She Kicks
- April 2010 cover, featuring Fara Williams
- Editor: Jennifer O'Neill
- Categories: Football
- Frequency: Bi-monthly
- First issue: October 1996
- Company: Baltic Publications
- Country: United Kingdom
- Language: English
- Website: www.shekicks.net

= She Kicks =

Women's football magazine

She Kicks is a women's football magazine and website published by Baltic Publications.
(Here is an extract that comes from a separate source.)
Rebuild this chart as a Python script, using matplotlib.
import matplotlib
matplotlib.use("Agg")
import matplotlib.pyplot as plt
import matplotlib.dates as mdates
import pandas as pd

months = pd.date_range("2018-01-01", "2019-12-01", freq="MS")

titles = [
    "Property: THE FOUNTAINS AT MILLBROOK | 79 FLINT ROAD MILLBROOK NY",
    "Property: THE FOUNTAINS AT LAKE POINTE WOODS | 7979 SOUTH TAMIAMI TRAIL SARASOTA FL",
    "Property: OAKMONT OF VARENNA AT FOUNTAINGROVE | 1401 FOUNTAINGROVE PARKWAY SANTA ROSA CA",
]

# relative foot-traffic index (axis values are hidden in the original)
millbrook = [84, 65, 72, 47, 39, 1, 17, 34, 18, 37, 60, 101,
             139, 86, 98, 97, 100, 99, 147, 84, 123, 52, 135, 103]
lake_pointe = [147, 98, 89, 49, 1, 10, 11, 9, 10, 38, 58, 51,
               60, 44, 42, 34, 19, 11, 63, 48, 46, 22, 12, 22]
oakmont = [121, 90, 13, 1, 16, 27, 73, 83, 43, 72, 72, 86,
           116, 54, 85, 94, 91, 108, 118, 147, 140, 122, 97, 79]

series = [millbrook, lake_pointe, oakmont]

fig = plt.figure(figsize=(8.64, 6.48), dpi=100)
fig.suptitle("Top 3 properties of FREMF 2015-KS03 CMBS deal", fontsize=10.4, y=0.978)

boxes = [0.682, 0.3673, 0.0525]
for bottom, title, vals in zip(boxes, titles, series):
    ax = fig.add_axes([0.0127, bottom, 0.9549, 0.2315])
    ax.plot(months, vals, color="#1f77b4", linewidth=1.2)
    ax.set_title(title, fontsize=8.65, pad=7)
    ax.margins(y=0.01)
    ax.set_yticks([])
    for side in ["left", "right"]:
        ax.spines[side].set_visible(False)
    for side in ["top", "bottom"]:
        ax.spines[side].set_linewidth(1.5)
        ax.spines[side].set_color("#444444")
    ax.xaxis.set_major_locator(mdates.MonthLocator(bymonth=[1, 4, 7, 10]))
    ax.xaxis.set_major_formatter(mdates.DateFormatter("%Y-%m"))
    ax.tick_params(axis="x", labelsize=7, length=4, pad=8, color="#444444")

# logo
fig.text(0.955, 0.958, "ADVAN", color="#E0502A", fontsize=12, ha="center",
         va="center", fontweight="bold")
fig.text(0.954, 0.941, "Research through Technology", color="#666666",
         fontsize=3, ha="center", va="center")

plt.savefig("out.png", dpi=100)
Produced bi-monthly, costing £4.25, and at 64–72 pages long, it published FIFA Women's World Cup special editions in 2011 and 2015 and a 20th anniversary special edition in November 2016. They also printed a women's football calendar annually from 2010 to 2019.

==History and profile==
She Kicks began as On the Ball in 1996, the first dedicated women's football magazine in England. Original editor, Joanne Smith, and founder, Andrew Mullen, had wanted to call the magazine ElleFC, but an objection from Emap—publishers of Elle in the UK—led to a change of plan. The name was changed to She Kicks, then Fair Game in 2003, before reverting to She Kicks in December 2009.

As of 2022 the editor was Jennifer O'Neill, a former Times columnist and Sunderland Women footballer, who also works as a television pundit on Eurosport's women's football coverage.